Some of the mangoes I helped unpack before changing my top
It was nice to change into a new top but I was back as soon as I could be as promised and a few minutes later we walked across the road to a bbq place where we all sat inside. For the first time in two hours beer was poured again, this time accompanying some decent bbq. Mango man seemed really keen on me playing cai ma, so I indulged with him and another mate, before we settled into two teams of three, with a couple of the ladies playing scissor, paper, stone instead of cai ma. Lord knows who won, but it was a laugh. One of the ladies started a Weixin group with us and shared all the videos and photos of the day. It looked like we were actually doing some advertising for the mango place. Of course Tan pinged me to say that Chuan Chuan had had a problem booking their train tickets from Guangzhou to Pingguo. Something to do with an ID? No problem, I would sort it when I got home. But I checked with someone and they said the tickets wouldn't go on sale until tomorrow, which given it was gone midnight meant Sunday now. Having said that I wasn't too sure as if they weren't on sale how come Chuan Chuan was able to attempt to buy them. It all felt a little Chinese so I planned to check later. After a bit of cai ma'ing with the next table we finally left and I went home to consume my plan.

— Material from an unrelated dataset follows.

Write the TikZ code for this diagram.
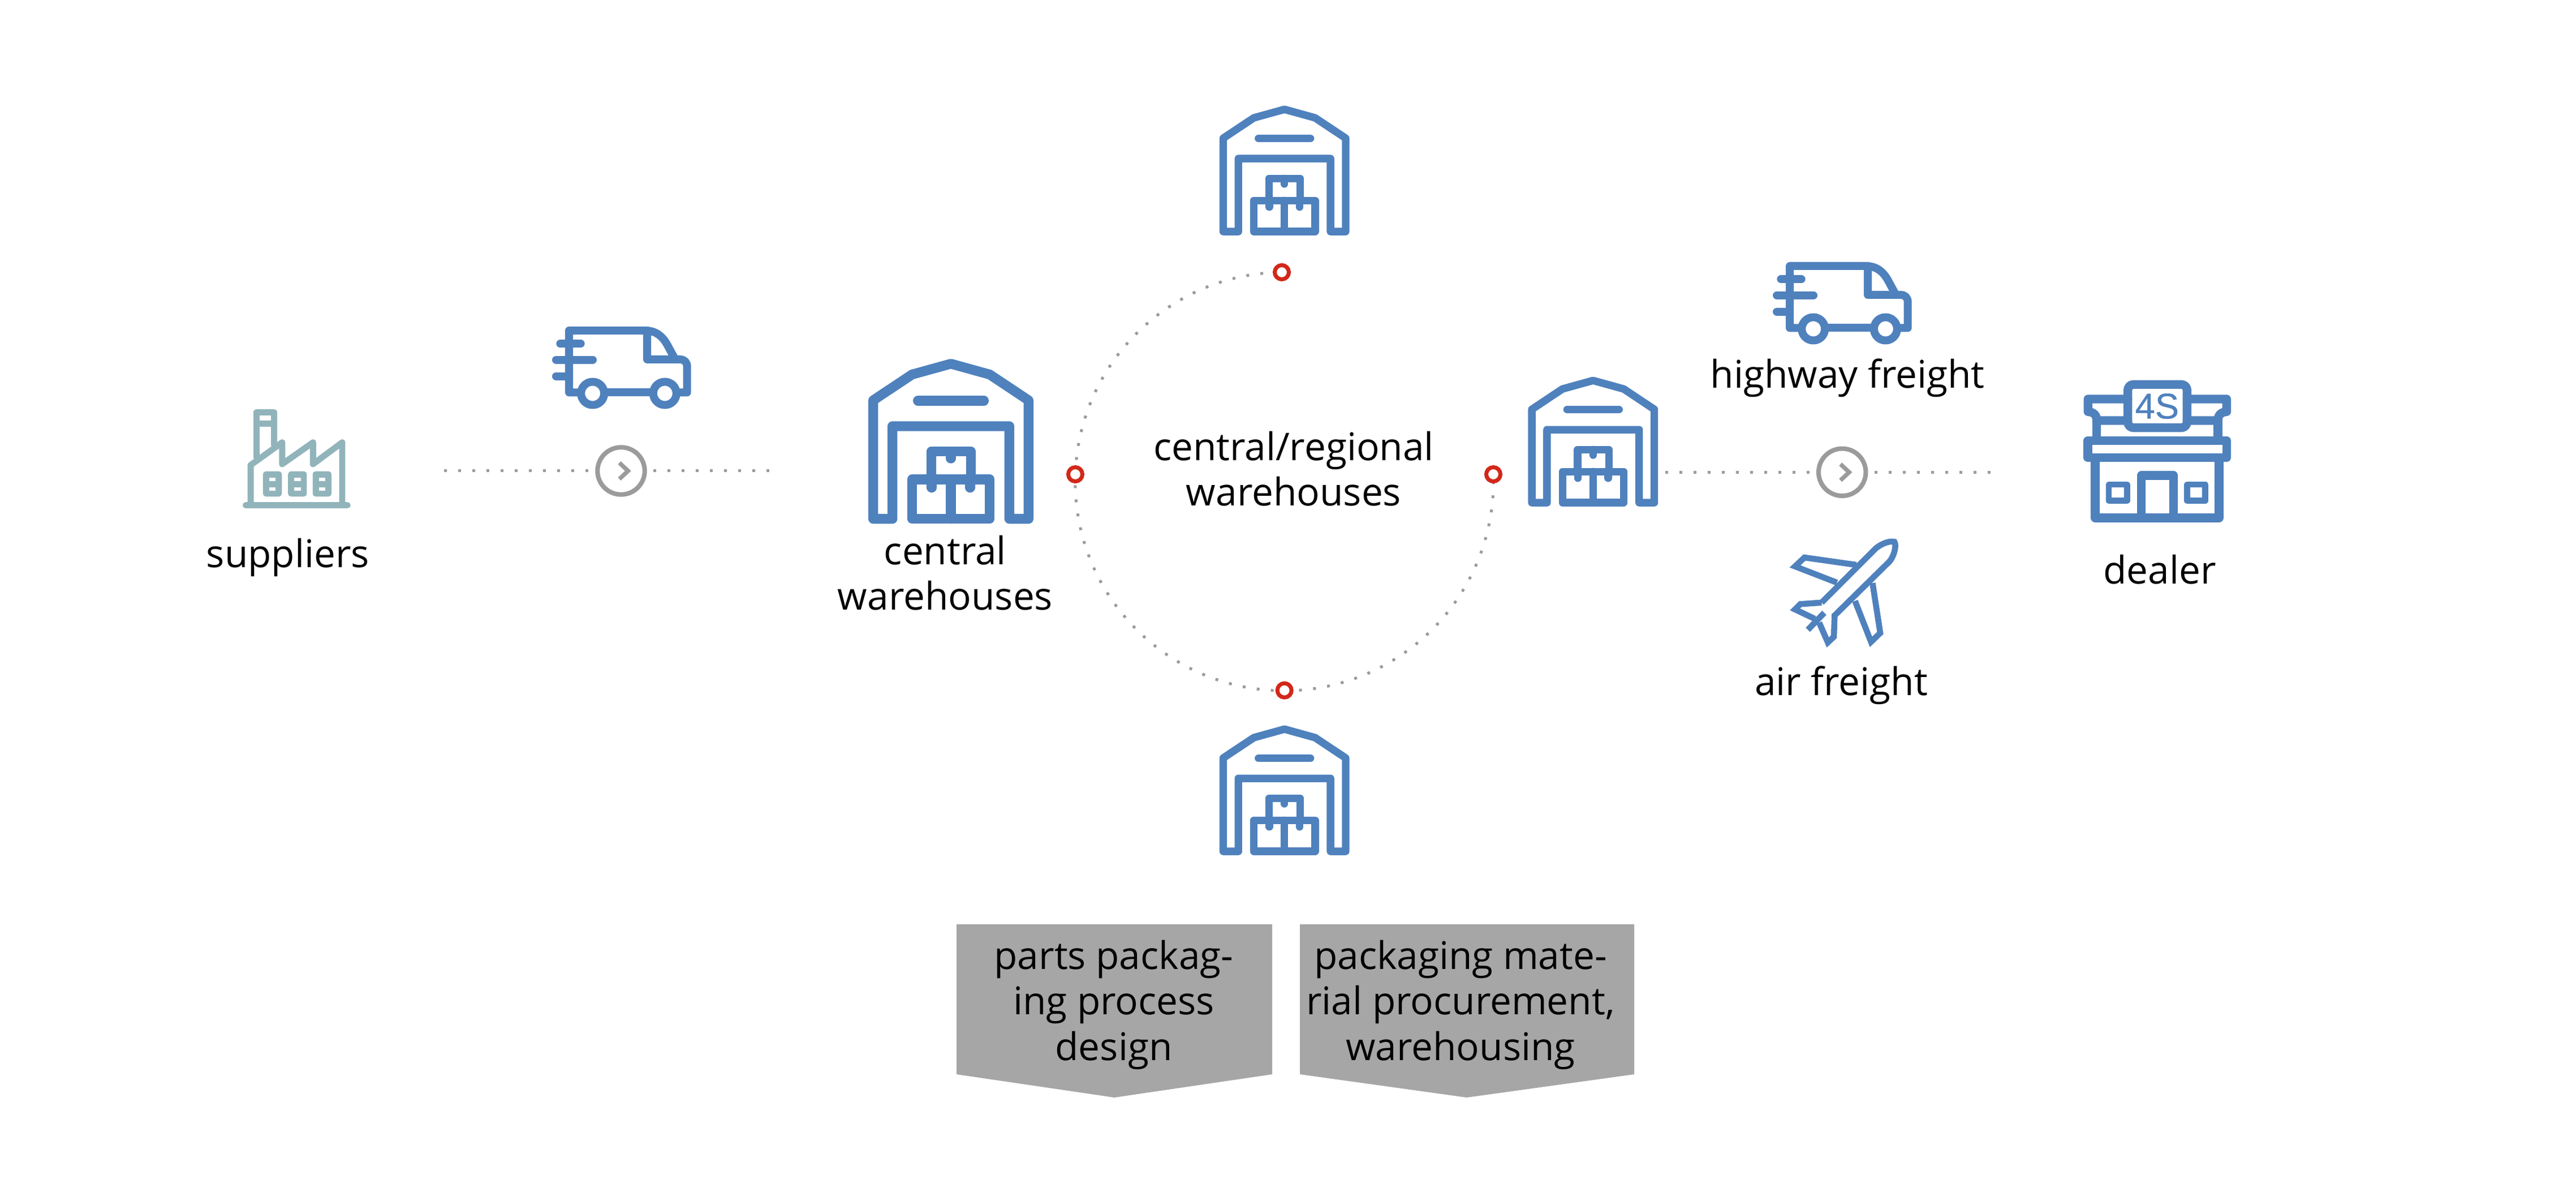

The simple pleasures in life...
Back at home, A Heng, his wife, and their daughter were back, and the young thing didn't look like she wanted to go to bed any time soon. But I had an objective and after cooing over the little thing for an appropriate time I went to trip.com and booked the tickets for Tan and Xixi. It took all of 5 minutes. I let Tan know and maybe had a celebratory can of 2.8% Li Quan before bed.